A little less than a year ago, I went to Greece to visit one of my dearest friends. We spent a few days on the island of Hydra, keeping to a rigorous schedule of essentially being as lazy as possible while occasionally climbing a mountain.
I took a lot of pictures. Like any good Pittsburgher, I'm used to living in a place that looks like Jurassic Park after the people abandoned the infrastructure. Rust, chainlink, gray concrete, in summer all overgrown by an aggressive, humid tangle of green. I'm used to it. I like it my skies leaden and oppressive. I expect roads to be buckled by bad winters and every surface to be lightly filmed with post-industrial grime.
So the blinding white walls and freshly painted blue doors of Hydra basically broke my mind. The steep stone roads, worn silvery smooth over countless years of foot traffic, the Aegean sea glowing like stained glass, shifting from cobalt to turquoise in the clear light, the cliffs a soft red ochre, the foliage that ranged from dusty sage to shocking chartreuse--! And of course, the half-tame cats that draped their bodies on seawalls and on the red roofs in groups of six or ten. I took a lot of pictures.
Not only did I want to have the pictures to remember my trip in the cold depths of the Pittsburgh winter to come, but I also had this thought that I would return to them as reference photos for a series of landscape paintings.
And that's where I've been really, really stuck. I've done about 5 or 6 small canvasses and I can't seem to get the color right, get the light right, get the quality of thinness in the air right. As carefully as I've worked to match the values and mix the colors, my paintings look flat and stark and...awkward.

One of the problems may be that I don't tend to do straight landscape painting. I wanted to try this time to paint with the colors I saw in the world, not the ones I saw in my mind. I wanted someone to look at my work and say, “I know what that is. That's a broken stone wall flanked by olive trees on a mountain.' So I tried to follow the process of simplifying my compositions from my reference photos, working my values sketch, underpainting . . . all the steps. And I ended up with stilted, schoolkid canvasses. With thin, patchy, paint and feeble brushwork. My efforts are to the subject matter what glitter glue is to a diamond.

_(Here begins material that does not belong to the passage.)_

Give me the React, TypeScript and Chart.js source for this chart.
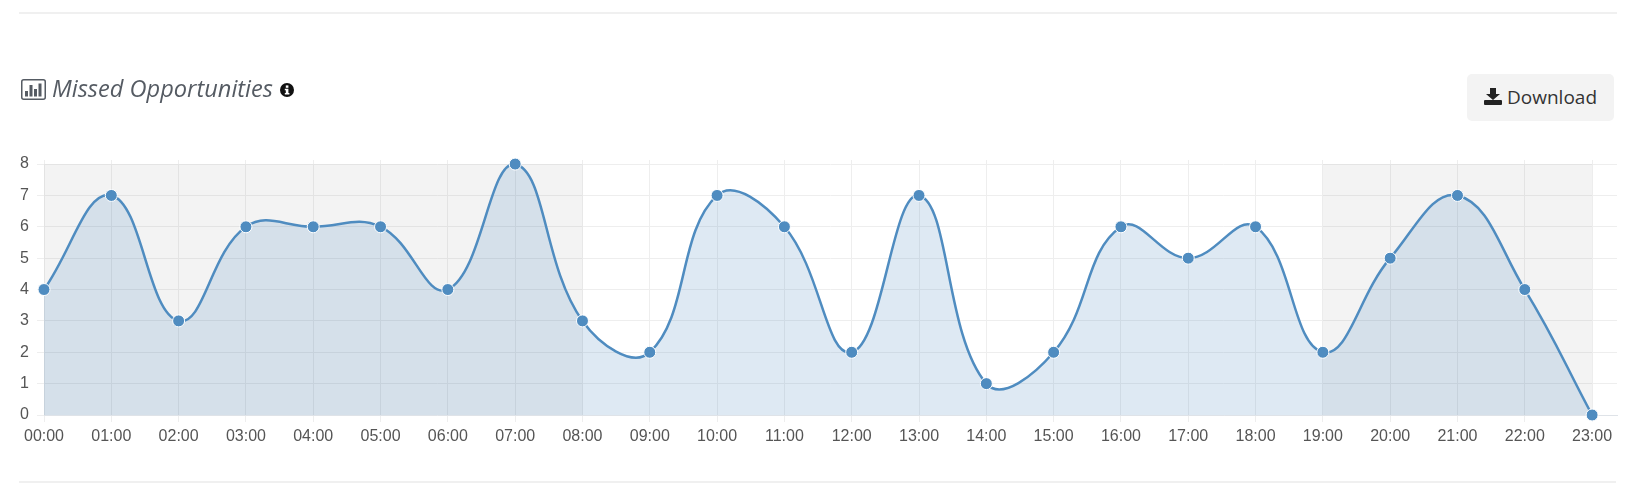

As you can tell, I am really frustrated. Part of me wants to scrap the idea of ever working a recognizable, placeable landscape again, and another part of me believes that this is simply outside of my comfort zone and I need to keep pushing, keep troubleshooting, until I find the right way in to the subject. Until I find the 'thing' that makes it what it is for me.
I think, though, that the colors are the first thing, and the textures perhaps the second. So, the best thought I have right now is to let the forms go and focus on the colors. Instead of painting trees, rocks, and water, just work with the palette in abstract compositions until I can find a way to echo the relationships I saw between the colors in Hydra, and describe the textures. Maybe later I'll be able to apply those colors and textures to representational structures, or maybe I'll find it unnecessary. In any case, if I make any progress, I'll post it here.